Benchmarking {SpeedyMarkov}

Sam Abbott

2019-12-11

Source: vignettes/benchmarking.Rmd

Benchmarking setup

The SpeedyMarkov and reference implementations have been benchmarked with a range of optimisations including making use of Rcpp and parallisation. Several parallisation approaches have been explored as has the use of a varying number of cores. The benchmarking grid has been implemented within SpeedyMarkov - see below for details.

  • Load required packages.
library(SpeedyMarkov)
library(microbenchmark)
library(parallel)
library(furrr)
#> Loading required package: future
library(ggplot2)
  • Code for the benchmarking grid.
SpeedyMarkov::benchmark_markov
#> function (markov_model = NULL, reference = NULL, duration = NULL, 
#>     samples = NULL, times = 1) 
#> {
#>     future::plan(future::multiprocess, workers = 4)
#>     benchmark <- microbenchmark::microbenchmark(Reference = {
#>         reference(cycles = duration, samples = samples)
#>     }, R = {
#>         markov_ce_pipeline(markov_model(), duration = duration, 
#>             samples = samples, sim_type = "base", sample_type = "base")
#>     }, `Rcpp inner loop` = {
#>         markov_ce_pipeline(markov_model(), duration = duration, 
#>             samples = samples, sim_type = "armadillo_inner", 
#>             sample_type = "base")
#>     }, `Rcpp simulation` = {
#>         markov_ce_pipeline(markov_model(), duration = duration, 
#>             samples = samples, sim_type = "armadillo_all", sample_type = "base")
#>     }, `Rcpp simulation + sampling` = {
#>         markov_ce_pipeline(markov_model(), duration = duration, 
#>             samples = samples, sim_type = "armadillo_all", sample_type = "rcpp")
#>     }, `Rcpp simulation + sampling - mclapply (2 cores)` = {
#>         markov_ce_pipeline(markov_model(), duration = duration, 
#>             samples = samples, sim_type = "armadillo_all", sample_type = "rcpp", 
#>             batches = 2, batch_fn = parallel::mclapply, mc.cores = 2)
#>     }, `Rcpp simulation + sampling - mclapply (4 cores)` = {
#>         markov_ce_pipeline(markov_model(), duration = duration, 
#>             samples = samples, sim_type = "armadillo_all", sample_type = "rcpp", 
#>             batches = 4, batch_fn = parallel::mclapply, mc.cores = 4)
#>     }, `Rcpp simulation + sampling - furrr::future_map (4 cores)` = {
#>         markov_ce_pipeline(markov_model(), duration = duration, 
#>             samples = samples, sim_type = "armadillo_all", sample_type = "rcpp", 
#>             batches = 4, batch_fn = furrr::future_map)
#>     }, times = times)
#>     return(benchmark)
#> }
#> <bytecode: 0x69e1e48>
#> <environment: namespace:SpeedyMarkov>

All benchmarking results have been run elsewhere (inst/scripts/benchmarking.R) and then saved (inst/benchmarks). These benchmarks can be recreated locally by running the following in the package directory (Warning:: This is likely to take upwards of an hour and a half).

Two state Markov model

The two state Markov model has been benchmarked for both 100 cycles and 200 cycles (duration) with 100,000 samples each time - repeated 10 times per benchmark.

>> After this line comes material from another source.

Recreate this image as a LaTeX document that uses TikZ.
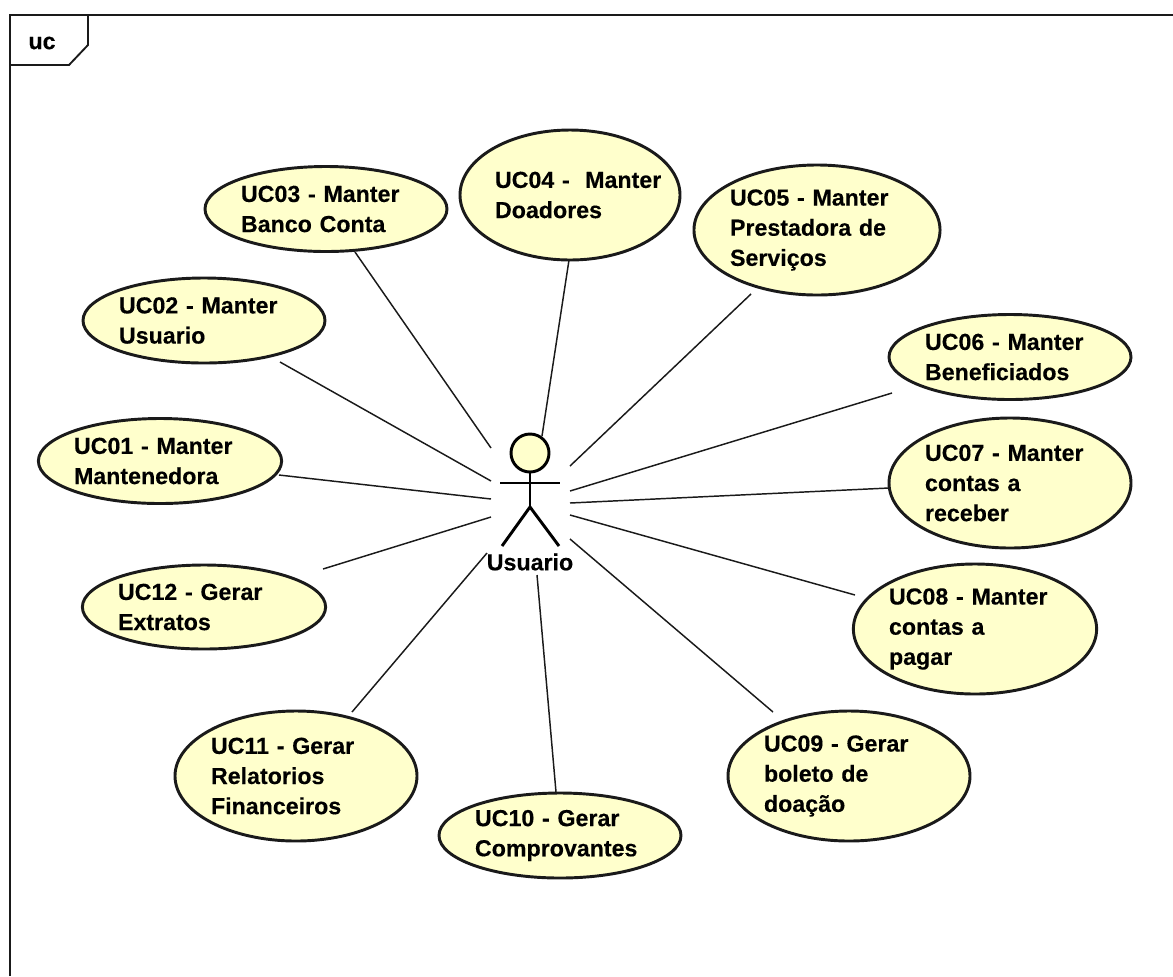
\documentclass[tikz,border=0pt]{standalone}
\usepackage{fontspec}
\setmainfont[BoldFeatures={FakeBold=0.3}]{Liberation Sans}
\usetikzlibrary{shapes.geometric}
\definecolor{ucfill}{HTML}{FFFFCC}
\definecolor{ucline}{HTML}{1A1A1A}
\tikzset{
  x=0.75pt,y=-0.75pt,
  ucase/.style n args={3}{shape=ellipse,draw=ucline,fill=ucfill,line width=2.2pt,
    minimum width=#1*0.75pt,minimum height=#2*0.75pt,inner sep=0pt,outer sep=0pt,
    text width=#3*0.75pt,align=left,font=\bfseries\fontsize{17.4pt}{22.6pt}\selectfont},
  link/.style={draw=ucline,line width=1.1pt},
  frameline/.style={draw=ucline,line width=1.7pt},
  stick/.style={draw=black,line width=2.2pt},
  tagtext/.style={font=\bfseries\fontsize{17.4pt}{20pt}\selectfont,inner sep=0pt},
}
\begin{document}
\begin{tikzpicture}
\useasboundingbox (0,0) rectangle (1173,976);
\fill[white] (0,0) rectangle (1173,976);
% frame
\coordinate (ftl) at (10,15);
\coordinate (ftr) at (1173,15);
\coordinate (fbl) at (10,976);
\draw[frameline] (fbl) -- (ftl) -- (ftr);
\draw[frameline,line width=1.4pt] (10,65) -- (69,65) -- (88,45) -- (88,15);
\node[tagtext] (frametag) at (42,43) {uc};
% use cases
\node[ucase={242}{85}{170}] (u03) at (326,209) {UC03 - Manter\\Banco Conta};
\node[ucase={220}{130}{150}] (u04) at (570,195) {\mbox{UC04 -\ \ Manter}\\Doadores};
\node[ucase={242}{130}{174}] (u05) at (817,230) {UC05 - Manter\\Prestadora de\\Serviços};
\node[ucase={242}{85}{170}] (u02) at (204,320.5) {UC02 - Manter\\Usuario};
\node[ucase={242}{85}{170}] (u06) at (1010,357) {UC06 - Manter\\Beneficiados};
\node[ucase={242}{130}{170}] (u07) at (1010,483) {UC07 - Manter\\contas a\\receber};
\node[ucase={242}{85}{172}] (u01) at (160,461) {UC01 - Manter\\Mantenedora};
\node[ucase={242}{84}{172}] (u12) at (204,607) {UC12 - Gerar\\Extratos};
\node[ucase={242}{130}{172}] (u08) at (975,629) {UC08 - Manter\\contas a\\pagar};
\node[ucase={242}{130}{170}] (u09) at (849,776) {UC09 - Gerar\\boleto de\\doação};
\node[ucase={242}{130}{170}] (u11) at (296,776) {UC11 - Gerar\\Relatorios\\Financeiros};
\node[ucase={242}{85}{170}] (u10) at (560,835.5) {UC10 - Gerar\\Comprovantes};
% actor
\node[draw=black,fill=ucfill,line width=2.2pt,circle,minimum size=38*0.75pt,inner sep=0pt] (head) at (530,453) {};
\coordinate (hip) at (530,507);
\coordinate (arml) at (500,483);
\coordinate (armr) at (560,483);
\coordinate (legl) at (502,546);
\coordinate (legr) at (559,546);
\draw[stick] (head.south) -- (hip);
\draw[stick] (arml) -- (armr);
\draw[stick] (legl) -- (hip) -- (legr);
\node[tagtext] (actor) at (530,562) {Usuario};
% connector ends near the actor
\coordinate (a03) at (491,448);
\coordinate (a04) at (542,436);
\coordinate (a05) at (570,466);
\coordinate (a02) at (491,481);
\coordinate (a01) at (491,499);
\coordinate (a12) at (491,517);
\coordinate (a11) at (487,553);
\coordinate (a10) at (537,575);
\coordinate (a09) at (570,539);
\coordinate (a08) at (570,515);
\coordinate (a07) at (570,503);
\coordinate (a06) at (570,491);
\foreach \n/\dx/\dy in {03/29/43,04/-1/65,05/-66/64,02/76/41.5,01/119/14,12/119/-38,
    11/56/-64,10/-4/-43.5,09/-76/-64,08/-120/-34,07/-121/5,06/-118/36}
  \draw[link] ([shift={(\dx,\dy)}]u\n.center) -- (a\n);
\end{tikzpicture}
\end{document}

Benchmarking results show that both Rcpp implementations consistently outperform other implementations with the full Rcpp implementation being overall slightly faster but with potentially some instability. Parallisation appears to work well and scale with the number of cores used. Both parallisation approaches work equally well with furrr preferred due to its support for Windows. On a 4 core machine a parallel approach takes around 10% of the reference approaches runtime. There was also a substantial speed up - though less dramatic - when compared to the R SpeedyMarkov approach.

Increasing the number of cycles (duration) resulted in a an approximate doubling of the runtime for both the reference and R SpeedyMarkov approaches. However, all C++ based approaches had only small increases in runtime highlighting the increased performance that C provides (though the difference between the partial and full C++ approaches did increase). In fact the parallel C++ implementations showed no apparent increase in runtime when the duration was doubled. This indicates that this approach should scale well to more complex models and/or longer runtimes.